It's estimated there are 175 million country-to-country migrants in the world today. The worldwide introduction of labor-replacing technology and the globalization of the economy are driving this unprecedented migration. A global movement of workers is developing to provide for their families. Millions of workers are migrating from Mexico to the United States, from Guatemala to Mexico, from Bolivia to Chile, from Africa to Spain, France, and England. Capitalism in the age of electronics forces them, in the millions, to migrate, searching for a buyer for their labor power at whatever price.

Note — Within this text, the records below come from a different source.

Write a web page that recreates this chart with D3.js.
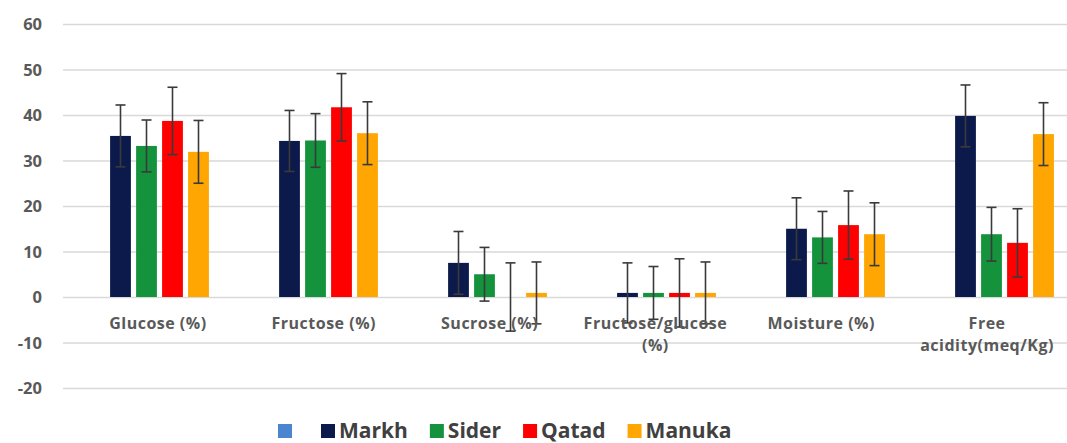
<!DOCTYPE html>
<html>
<head>
<meta charset="utf-8">
<script src="https://cdn.jsdelivr.net/npm/d3@7"></script>
<style>
  html, body { margin: 0; padding: 0; background: #fff; }
  svg { display: block; }
  text { font-family: "Open Sans", sans-serif; font-weight: 700; }
</style>
</head>
<body>
<svg id="chart" width="1067" height="443"></svg>
<script>
const categories = ["Glucose (%)", "Fructose (%)", "Sucrose (%)", "Fructose/glucose (%)", "Moisture (%)", "Free acidity(meq/Kg)"];
const categoryLines = [["Glucose (%)"], ["Fructose (%)"], ["Sucrose (%)"], ["Fructose/glucose", "(%)"], ["Moisture (%)"], ["Free", "acidity(meq/Kg)"]];
const seriesNames = ["Markh", "Sider", "Qatad", "Manuka"];
const markh = [35.4, 34.3, 7.5, 0.9, 15.0, 39.8];
const markhErr = [6.8, 6.7, 6.9, 6.6, 6.8, 6.8];
const sider = [33.2, 34.4, 5.0, 0.9, 13.1, 13.8];
const siderErr = [5.7, 5.9, 5.9, 5.8, 5.7, 5.9];
const qatad = [38.7, 41.7, 0.0, 0.9, 15.8, 11.9];
const qatadErr = [7.4, 7.4, 7.5, 7.5, 7.5, 7.5];
const manuka = [31.9, 36.0, 0.9, 0.9, 13.8, 35.8];
const manukaErr = [6.9, 6.9, 6.8, 6.8, 6.9, 6.9];
const yTicks = [-20, -10, 0, 10, 20, 30, 40, 50, 60];
const yTickLabels = ["-20", "-10", "0", "10", "20", "30", "40", "50", "60"];

const colors = { Markh: "#0b1a4b", Sider: "#14933c", Qatad: "#fe0000", Manuka: "#ffa602" };
const extraLegendColor = "#4a86cf";

const values = { Markh: markh, Sider: sider, Qatad: qatad, Manuka: manuka };
const errors = { Markh: markhErr, Sider: siderErr, Qatad: qatadErr, Manuka: manukaErr };

const svg = d3.select("#chart");

const y = d3.scaleLinear().domain([-20, 60]).range([388, 24]);
const x0 = d3.scaleBand().domain(categories).range([75, 1089]).padding(0);
const x1 = d3.scaleBand().domain(seriesNames)
  .range([x0.bandwidth() / 2 - 52, x0.bandwidth() / 2 + 52]).paddingInner(0.2).paddingOuter(0.1);
const xLabel = d3.scaleBand().domain(categories).range([75, 1070]).padding(0);

// gridlines + y tick labels
const yAxis = d3.axisLeft(y).tickValues(yTicks).tickSize(-(1067 - 63)).tickPadding(21)
  .tickFormat((d, i) => yTickLabels[i]);
const gAxis = svg.append("g").attr("transform", "translate(63,0)").call(yAxis);
gAxis.select(".domain").remove();
gAxis.selectAll(".tick line").attr("stroke", "#d9d9d9").attr("stroke-width", 1.6);
gAxis.selectAll(".tick text").attr("fill", "#595959").attr("font-size", 16.5)
  .attr("font-family", "'Open Sans', sans-serif").attr("font-weight", 700)
  .attr("dy", "0.35em");

// bars
const groups = svg.append("g").selectAll("g").data(categories).join("g")
  .attr("transform", d => `translate(${x0(d)},0)`);

groups.selectAll("rect").data((d, i) => seriesNames.map(s => ({ s, v: values[s][i], e: errors[s][i] })))
  .join("rect")
  .attr("x", d => x1(d.s))
  .attr("width", x1.bandwidth())
  .attr("y", d => y(Math.max(0, d.v)))
  .attr("height", d => Math.abs(y(d.v) - y(0)))
  .attr("fill", d => colors[d.s]);

// error bars
const eg = groups.selectAll("g.err").data((d, i) => seriesNames.map(s => ({ s, v: values[s][i], e: errors[s][i] })))
  .join("g").attr("class", "err")
  .attr("stroke", "#3a3a3a").attr("stroke-width", 1.6);
eg.append("line")
  .attr("x1", d => x1(d.s) + x1.bandwidth() / 2).attr("x2", d => x1(d.s) + x1.bandwidth() / 2)
  .attr("y1", d => y(d.v + d.e)).attr("y2", d => y(d.v - d.e));
eg.append("line")
  .attr("x1", d => x1(d.s) + x1.bandwidth() / 2 - 5).attr("x2", d => x1(d.s) + x1.bandwidth() / 2 + 5)
  .attr("y1", d => y(d.v + d.e)).attr("y2", d => y(d.v + d.e));
eg.append("line")
  .attr("x1", d => x1(d.s) + x1.bandwidth() / 2 - 5).attr("x2", d => x1(d.s) + x1.bandwidth() / 2 + 5)
  .attr("y1", d => y(d.v - d.e)).attr("y2", d => y(d.v - d.e));

// category labels
const labelsG = svg.append("g");
labelsG.selectAll("text").data(categories).join("text")
  .attr("text-anchor", "middle")
  .attr("fill", "#595959")
  .attr("font-size", 16)
  .attr("letter-spacing", 0.5)
  .each(function (c, i) {
    const t = d3.select(this);
    const cx = xLabel(c) + xLabel.bandwidth() / 2;
    categoryLines[i].forEach((line, j) => {
      t.append("tspan").attr("x", cx).attr("y", 329 + j * 22).text(line);
    });
  });
// keep last label inside the canvas
labelsG.selectAll("text").each(function () {
  const bb = this.getBBox();
  if (bb.x + bb.width > 1065) {
    const shift = bb.x + bb.width - 1065;
    d3.select(this).selectAll("tspan").attr("x", function () { return +d3.select(this).attr("x") - shift; });
  }
});

// legend
const legendItems = [{ name: "", color: extraLegendColor }].concat(seriesNames.map(s => ({ name: s, color: colors[s] })));
const legend = svg.append("g").attr("transform", "translate(278,424)");
let lx = 0;
legendItems.forEach((item, i) => {
  const g = legend.append("g").attr("transform", `translate(${lx},0)`);
  g.append("rect").attr("width", 14).attr("height", 14).attr("fill", item.color);
  let w = 14;
  if (item.name) {
    const t = g.append("text").attr("x", 18).attr("y", 14).attr("font-size", 21)
      .attr("fill", "#404040").text(item.name);
    w = 18 + t.node().getComputedTextLength();
  }
  lx += w + (i === 0 ? 29 : 22);
});
</script>
</body>
</html>
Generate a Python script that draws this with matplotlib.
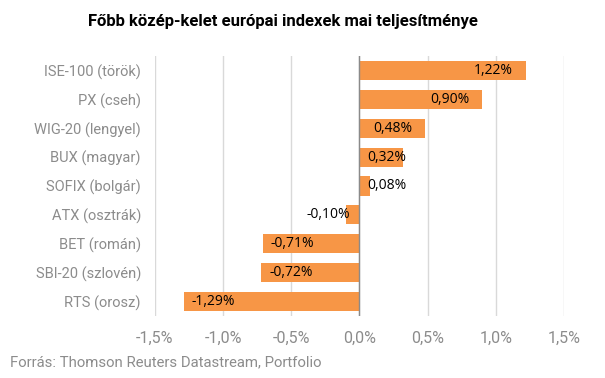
import matplotlib
matplotlib.use("Agg")
import matplotlib.pyplot as plt

# ── Data ────────────────────────────────────────────────────────────────────
indexes = [
    "ISE-100 (török)",
    "PX (cseh)",
    "WIG-20 (lengyel)",
    "BUX (magyar)",
    "SOFIX (bolgár)",
    "ATX (osztrák)",
    "BET (román)",
    "SBI-20 (szlovén)",
    "RTS (orosz)",
]
changes = [1.22, 0.90, 0.48, 0.32, 0.08, -0.10, -0.71, -0.72, -1.29]
x_ticks = [-1.5, -1.0, -0.5, 0.0, 0.5, 1.0, 1.5]

# ── Style ───────────────────────────────────────────────────────────────────
BAR_COLOR = "#F79646"
GRAY_TEXT = "#8c8c8c"
GRID_COLOR = "#d9d9d9"
ZERO_COLOR = "#8a8a8a"
LABEL_FONT = ["Open Sans", "DejaVu Sans"]

plt.rcParams["font.family"] = ["Roboto", "DejaVu Sans"]

fig = plt.figure(figsize=(6.05, 3.78), dpi=100)
ax = fig.add_axes([0.256, 0.164, 0.676, 0.688])

y = list(range(len(indexes)))
ax.barh(y, changes, height=0.66, color=BAR_COLOR, zorder=2)

ax.set_ylim(len(indexes) - 0.5, -0.5)
ax.set_xlim(-1.5, 1.5)
ax.set_xticks(x_ticks)
ax.set_xticklabels([f"{t:.1f}%".replace(".", ",") for t in x_ticks])
ax.set_yticks(y)
ax.set_yticklabels(indexes)

for s in ax.spines.values():
    s.set_visible(False)
ax.tick_params(axis="both", length=0, colors=GRAY_TEXT)
ax.tick_params(axis="x", pad=11, labelsize=11.5)
ax.tick_params(axis="y", pad=10, labelsize=10.5)
ax.grid(True, axis="x", color=GRID_COLOR, linewidth=1, zorder=0)
ax.axvline(0, color=ZERO_COLOR, linewidth=1, zorder=3)

# value labels, Excel "inside end" style
for yi, v in zip(y, changes):
    label = f"{v:.2f}%".replace(".", ",")
    if v >= 0:
        if v > 0.4:
            xy, off, ha = (v, yi), (-9, 0), "right"
        else:
            xy, off, ha = (0, yi), (6, 0), "left"
    else:
        if v < -0.4:
            xy, off, ha = (v, yi), (6, 0), "left"
        else:
            xy, off, ha = (0, yi), (-7, 0), "right"
    ax.annotate(label, xy, xytext=off, textcoords="offset points",
                ha=ha, va="center", fontsize=10, color="black",
                family=LABEL_FONT, zorder=4)

fig.text(0.468, 0.942, "Főbb közép-kelet európai indexek mai teljesítménye",
         ha="center", va="center", fontsize=12, fontweight="bold", color="black")
fig.text(0.017, 0.042, "Forrás: Thomson Reuters Datastream, Portfolio",
         ha="left", va="center", fontsize=10.7, color=GRAY_TEXT)

fig.savefig("out.png", dpi=100)
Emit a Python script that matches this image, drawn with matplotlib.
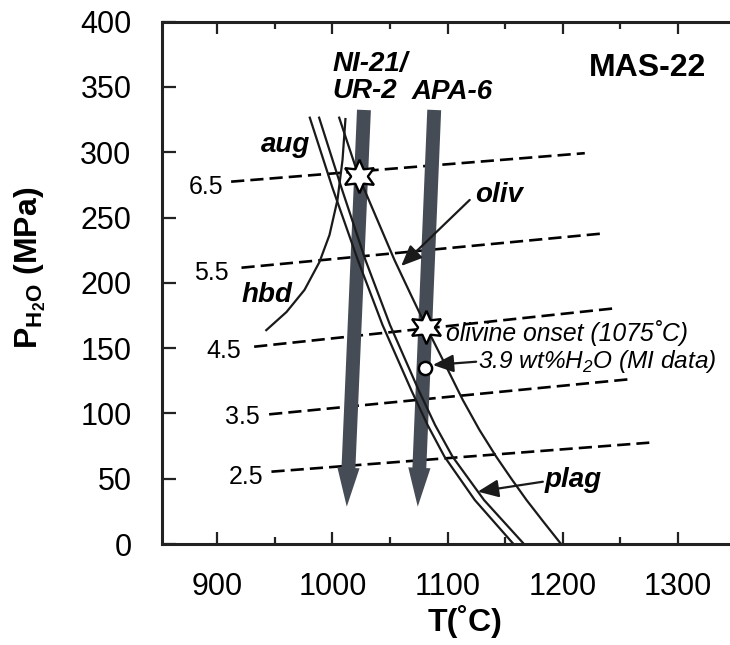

The global corporate employers cannot promise a job or a safety net to anyone -- documented or undocumented. The worst fear of the corporations is that, under the steadily worsening conditions, the workers will unite as a class across borders, and act in their own interests. Thus, the corporations are pitting workers against one another and using the fears they have cultivated to win a section of workers over to support for eliminating civil liberties for immigrants. In reality, the attack against the immigrant worker is the leading edge of an attack on the rights of all workers.
Civil liberties and human rights cannot be denied to one sector of society without ultimately denying them to the rest of the population. The attack against the immigrant is making clear the real question -- what comes first, the interests of private property, or the well- being of the earth's people? Are the giant corporations going to run society in their interest, or are we going to take the corporations over and run them in society's interest?
There is no such thing as an illegal worker. By globalizing production, the corporations globalize the working class. This issue is not simply a fight for immigrant rights, as important as that is. It is a fight for the human rights of every person on this earth.